Pero Hitler no es el padre creador de esas ideas. Desde finales del siglo XIX las ideas que le llevaron al poder circulaban en el imperio. La teoría de una raza pura, el pangermanismo, el nacionalismo, la intolerancia intelectual, el antisemitismo, etc., habían echado raíces en los alemanes. Después, con la derrota en la guerra de 1914-18, la crisis económica que siempre acompañó a la República de Weimar, con argumentos tan infantiles como aquel de que los culpables eran los judíos porque tenían el poder económico; que los culpables eran las naciones vencedoras en la Primera Guerra Mundial y, por consecuencia, el Pacto de Versalles que no era más que una humillación para una nación superior como Alemania; las propuestas del nazismo prendieron con tanta rapidez que en menos de 13 años ya estaban en el poder y, luego, sin perder tiempo proclamaron el Tercer Reich y pusieron en práctica sus teorías.
Hitler no era alemán, era austríaco. Llegó a Munich poco antes del inicio de la guerra de 1914. Hasta la guerra ejercía la profesión de pintor de acuarela. En Viena se había presentado en dos ocasiones al examen de admisión necesario para entrar a la prestigiosa Escuela de Bellas Artes de allí y había fracasado. Y, luego de unos años sin trabajo ni domicilio conocido, huyéndole al servicio militar de su país, se trasladó a Munich en busca de mejor suerte. Paradójicamente, un hombre que había huido de su país para evitar el servicio militar y había sido declarado desertor, se enroló en el ejército alemán como soldado. Durante los cuatro años que duró la “Gran Guerra”, como se le dice en Europa, fue mensajero, lo que, para su provecho personal, le permitió hacer relaciones con oficiales de alto rango.
Desde entonces, la vida y las ideas de Hitler cambiaron.
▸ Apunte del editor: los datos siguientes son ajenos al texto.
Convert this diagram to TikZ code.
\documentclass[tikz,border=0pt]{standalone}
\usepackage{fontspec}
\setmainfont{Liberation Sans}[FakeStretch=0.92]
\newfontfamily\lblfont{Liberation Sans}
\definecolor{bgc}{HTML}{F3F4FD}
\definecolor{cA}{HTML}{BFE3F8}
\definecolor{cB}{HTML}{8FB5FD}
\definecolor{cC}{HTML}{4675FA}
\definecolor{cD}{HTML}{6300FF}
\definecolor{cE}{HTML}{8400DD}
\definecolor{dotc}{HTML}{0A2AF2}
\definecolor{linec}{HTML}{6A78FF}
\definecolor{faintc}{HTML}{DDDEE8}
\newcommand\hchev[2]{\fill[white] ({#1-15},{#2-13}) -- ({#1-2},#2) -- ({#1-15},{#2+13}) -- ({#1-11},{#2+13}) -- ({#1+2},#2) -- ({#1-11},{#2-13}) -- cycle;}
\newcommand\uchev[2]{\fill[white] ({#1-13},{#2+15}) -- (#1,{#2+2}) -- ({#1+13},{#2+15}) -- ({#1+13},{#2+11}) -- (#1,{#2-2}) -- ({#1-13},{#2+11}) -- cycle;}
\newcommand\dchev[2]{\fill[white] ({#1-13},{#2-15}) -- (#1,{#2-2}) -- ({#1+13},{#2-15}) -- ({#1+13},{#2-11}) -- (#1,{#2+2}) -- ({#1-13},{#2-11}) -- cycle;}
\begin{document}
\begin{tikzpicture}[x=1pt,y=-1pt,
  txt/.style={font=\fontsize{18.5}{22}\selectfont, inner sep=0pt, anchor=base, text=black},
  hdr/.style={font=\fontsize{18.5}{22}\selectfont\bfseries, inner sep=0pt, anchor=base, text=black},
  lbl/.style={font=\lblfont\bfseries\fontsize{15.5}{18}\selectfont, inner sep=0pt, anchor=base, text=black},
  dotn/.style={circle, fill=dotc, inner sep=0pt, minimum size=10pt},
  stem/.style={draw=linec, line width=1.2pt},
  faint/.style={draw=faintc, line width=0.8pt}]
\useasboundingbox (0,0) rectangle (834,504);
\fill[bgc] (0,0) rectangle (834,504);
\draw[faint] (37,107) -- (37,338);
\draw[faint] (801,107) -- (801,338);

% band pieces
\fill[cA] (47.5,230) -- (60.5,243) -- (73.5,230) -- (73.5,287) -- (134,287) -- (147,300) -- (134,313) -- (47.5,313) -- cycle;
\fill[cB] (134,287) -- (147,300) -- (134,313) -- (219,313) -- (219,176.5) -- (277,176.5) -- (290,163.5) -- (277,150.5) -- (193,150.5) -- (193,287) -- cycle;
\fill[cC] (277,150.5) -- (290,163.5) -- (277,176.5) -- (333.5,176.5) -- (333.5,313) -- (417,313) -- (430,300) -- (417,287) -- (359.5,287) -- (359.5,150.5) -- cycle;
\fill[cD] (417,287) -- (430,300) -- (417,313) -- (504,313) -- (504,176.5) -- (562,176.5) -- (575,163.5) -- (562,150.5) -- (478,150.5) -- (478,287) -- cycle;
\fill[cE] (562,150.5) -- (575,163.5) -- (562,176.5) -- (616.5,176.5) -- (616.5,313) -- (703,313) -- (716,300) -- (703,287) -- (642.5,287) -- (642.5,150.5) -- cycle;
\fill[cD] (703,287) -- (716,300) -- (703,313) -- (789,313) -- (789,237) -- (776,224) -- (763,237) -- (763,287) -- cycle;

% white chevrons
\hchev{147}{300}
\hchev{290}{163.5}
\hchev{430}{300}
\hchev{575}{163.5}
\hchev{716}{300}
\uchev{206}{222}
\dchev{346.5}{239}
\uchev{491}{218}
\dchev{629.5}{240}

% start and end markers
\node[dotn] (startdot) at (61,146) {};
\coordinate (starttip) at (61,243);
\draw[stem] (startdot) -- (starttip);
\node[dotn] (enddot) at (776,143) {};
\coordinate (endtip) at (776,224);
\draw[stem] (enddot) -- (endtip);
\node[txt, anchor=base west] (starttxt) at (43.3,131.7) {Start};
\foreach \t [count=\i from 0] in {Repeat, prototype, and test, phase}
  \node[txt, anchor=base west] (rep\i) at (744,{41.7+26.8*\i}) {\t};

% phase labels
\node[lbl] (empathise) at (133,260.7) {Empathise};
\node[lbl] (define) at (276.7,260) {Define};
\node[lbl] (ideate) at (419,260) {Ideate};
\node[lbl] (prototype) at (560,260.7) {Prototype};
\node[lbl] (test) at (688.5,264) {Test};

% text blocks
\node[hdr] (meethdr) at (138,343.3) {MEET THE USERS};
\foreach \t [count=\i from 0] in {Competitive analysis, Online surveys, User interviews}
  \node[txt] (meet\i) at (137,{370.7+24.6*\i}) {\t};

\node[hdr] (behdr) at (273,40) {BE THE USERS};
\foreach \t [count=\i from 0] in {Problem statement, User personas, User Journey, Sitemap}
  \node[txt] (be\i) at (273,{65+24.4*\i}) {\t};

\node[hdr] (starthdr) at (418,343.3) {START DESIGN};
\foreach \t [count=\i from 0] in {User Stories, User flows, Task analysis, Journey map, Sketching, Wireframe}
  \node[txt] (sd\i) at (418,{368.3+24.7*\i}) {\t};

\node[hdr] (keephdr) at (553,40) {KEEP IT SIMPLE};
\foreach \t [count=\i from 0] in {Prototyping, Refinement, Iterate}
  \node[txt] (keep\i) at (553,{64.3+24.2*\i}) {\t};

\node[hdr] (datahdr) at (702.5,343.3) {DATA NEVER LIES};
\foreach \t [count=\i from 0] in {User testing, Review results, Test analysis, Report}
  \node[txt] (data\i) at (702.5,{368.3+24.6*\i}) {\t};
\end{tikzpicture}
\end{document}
Durante los años de Viena su militancia política no es importante. Las biografías del “Führer” falsifican su pasado. Fue por azar que descubrió su capacidad de orador y completamente influido por las ideas nacionalistas y racistas de la alta oficialidad alemana derrotada, se lanzó a una carrera política exitosa hasta la derrota de Alemania en 1945 dejando a su paso una estela de muertes y destrucción.
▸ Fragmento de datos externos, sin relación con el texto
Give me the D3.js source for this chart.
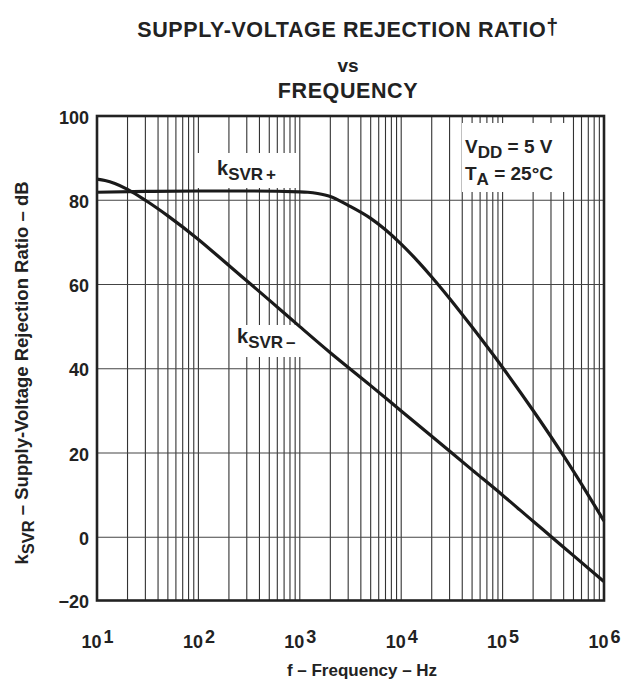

El totalitarismo nazi es un ejemplo fácil. Lo difícil es prever el que se va instalando discretamente en un país determinado, cuando no se toma en serio a un dirigente político extremista, de derecha o de izquierda, a un alto oficial con ideas de poder, a los chauvinistas, racistas, que nos parecen payasos de la política.
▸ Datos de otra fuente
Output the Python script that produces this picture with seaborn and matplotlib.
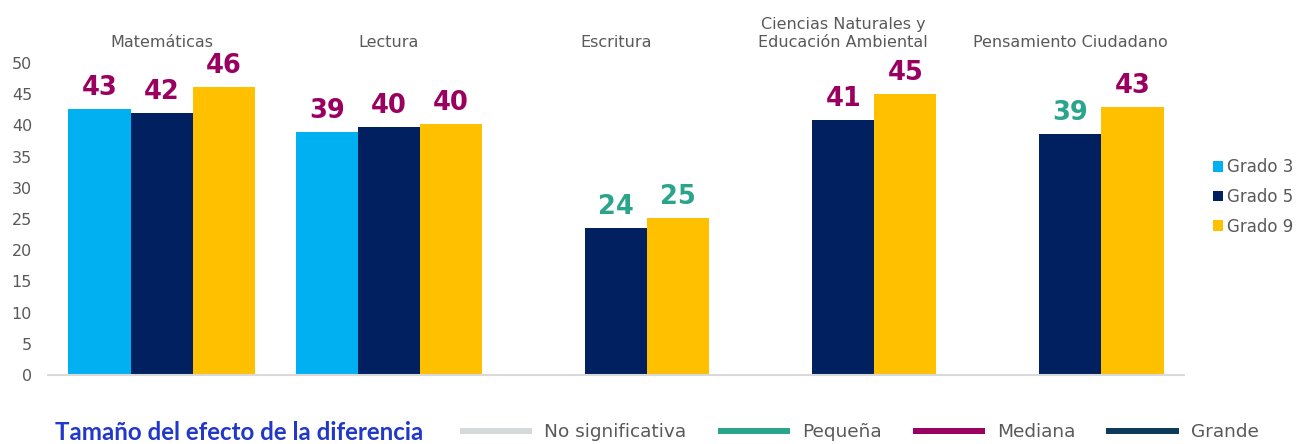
import matplotlib
matplotlib.use("Agg")
import matplotlib.pyplot as plt
from matplotlib.lines import Line2D
from matplotlib.patches import Patch
import numpy as np
import pandas as pd
import seaborn as sns

# ---------------- data ----------------
areas = ["Matemáticas", "Lectura", "Escritura", "Ciencias Naturales", "Pensamiento Ciudadano"]
area_labels = ["Matemáticas", "Lectura", "Escritura",
               "Ciencias Naturales y\nEducación Ambiental", "Pensamiento Ciudadano"]
grades = ["Grado 3", "Grado 5", "Grado 9"]
grado3 = [42.6, 39.0, np.nan, np.nan, np.nan]
grado5 = [42.0, 39.7, 23.6, 40.9, 38.7]
grado9 = [46.2, 40.2, 25.2, 45.0, 42.9]
effect3 = ["Mediana", "Mediana", None, None, None]
effect5 = ["Mediana", "Mediana", "Pequeña", "Mediana", "Pequeña"]
effect9 = ["Mediana", "Mediana", "Pequeña", "Mediana", "Mediana"]
effect_levels = ["No significativa", "Pequeña", "Mediana", "Grande"]
y_ticks = [0, 5, 10, 15, 20, 25, 30, 35, 40, 45, 50]

# ---------------- styles ----------------
grade_colors = {"Grado 3": "#00B0F0", "Grado 5": "#002060", "Grado 9": "#FFC000"}
effect_colors = {"No significativa": "#D5D9D9", "Pequeña": "#2AA58B",
                 "Mediana": "#990060", "Grande": "#0D3A5A"}
text_gray = "#595959"

sns.set_theme(style="white")
plt.rcParams["font.family"] = ["DejaVu Sans"]

rows = []
for g, vals in zip(grades, [grado3, grado5, grado9]):
    for a, v in zip(areas, vals):
        rows.append({"Área": a, "Grado": g, "Puntaje": v})
df = pd.DataFrame(rows)

fig = plt.figure(figsize=(13.07, 4.44), dpi=100)
ax = fig.add_axes([48 / 1307, 1 - 375 / 444, (1184 - 48) / 1307, (375 - 63) / 444])

sns.barplot(data=df.dropna(), x="Área", y="Puntaje", hue="Grado", order=areas,
            hue_order=grades, palette=grade_colors, saturation=1, width=0.82,
            linewidth=0, errorbar=None, legend=False, ax=ax)

# value labels
for cont, effects, vals in zip(ax.containers, [effect3, effect5, effect9],
                               [grado3, grado5, grado9]):
    eff = [e for e, v in zip(effects, vals) if not np.isnan(v)]
    for bar, e in zip(cont.patches, eff):
        h = bar.get_height()
        ax.annotate(f"{h:.0f}", (bar.get_x() + bar.get_width() / 2, h),
                    xytext=(0, 10), textcoords="offset points",
                    ha="center", va="baseline", fontsize=18.5, fontweight="bold",
                    color=effect_colors[e])

ax.set_ylim(0, 50)
ax.set_xlim(-0.5, len(areas) - 0.5)
ax.set_yticks(y_ticks)
ax.set_xticks(range(len(areas)))
ax.set_xticklabels(area_labels)
ax.xaxis.tick_top()
ax.set_xlabel("")
ax.set_ylabel("")
ax.tick_params(axis="x", length=0, pad=9.5, labelsize=11.5, labelcolor=text_gray)
ax.tick_params(axis="y", length=0, pad=11.5, labelsize=11.5, labelcolor=text_gray)
for s in ["left", "right", "top"]:
    ax.spines[s].set_visible(False)
ax.spines["bottom"].set_color("#D9D9D9")
ax.spines["bottom"].set_linewidth(1.5)
ax.grid(False)

# right legend (grades)
grade_handles = [Patch(facecolor=grade_colors[g], edgecolor="none", label=g) for g in grades]
fig.legend(handles=grade_handles, loc="center left",
           bbox_to_anchor=(1213 / 1307, 1 - 197 / 444), frameon=False,
           fontsize=12, handlelength=0.6, handleheight=0.6, handletextpad=0.25,
           labelspacing=0.7, borderpad=0, borderaxespad=0, labelcolor=text_gray)

# bottom legend (effect size)
fig.text(55 / 1307, 1 - 432 / 444, "Tamaño del efecto de la diferencia",
         family=["Lato", "DejaVu Sans"], fontweight="bold", fontsize=17.4,
         color="#2138C9", va="center", ha="left")
eff_handles = [Line2D([0], [0], color=effect_colors[e], lw=4.3, solid_capstyle="butt",
                      label=e) for e in effect_levels]
fig.legend(handles=eff_handles, loc="center left", ncol=4,
           bbox_to_anchor=(460 / 1307, 1 - 432 / 444), frameon=False,
           fontsize=13.3, handlelength=3.9, handletextpad=0.65, columnspacing=1.7,
           borderpad=0, borderaxespad=0, labelcolor=text_gray)

fig.savefig("out.png", dpi=100)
En la República Dominicana tenemos sólo un caso de totalitarismo, guardando las proporciones, como el de Hitler en Alemania: la Era de Trujillo. Pienso que semejante, porque si se analizan los 31 años de la dictadura vemos que obedecía a los mismos principios del totalitarismo de tipo hitleriano: exterminación de “raza”, asesinato político, nacionalismo exagerado, control absoluto sobre la cultura, intolerancia intelectual, censura, exaltación de la carrera militar, fastuosidad de tipo fascista, etc.
Trujillo también surgió de la nada: un simple telegrafista transformado en militar por el ejército de intervención norteamericano de 1916-24 y el descuido del presidente Horacio Vásquez. Hubo quienes se dieron cuenta del peligro que significaba el coronel Trujillo. Algunos callaron; otros no fueron escuchados. Una indiferencia que nos costó más de treinta años de opresión y muerte. Una triste experiencia que nos debe mantener en constante vigilancia para que no se repita nunca más.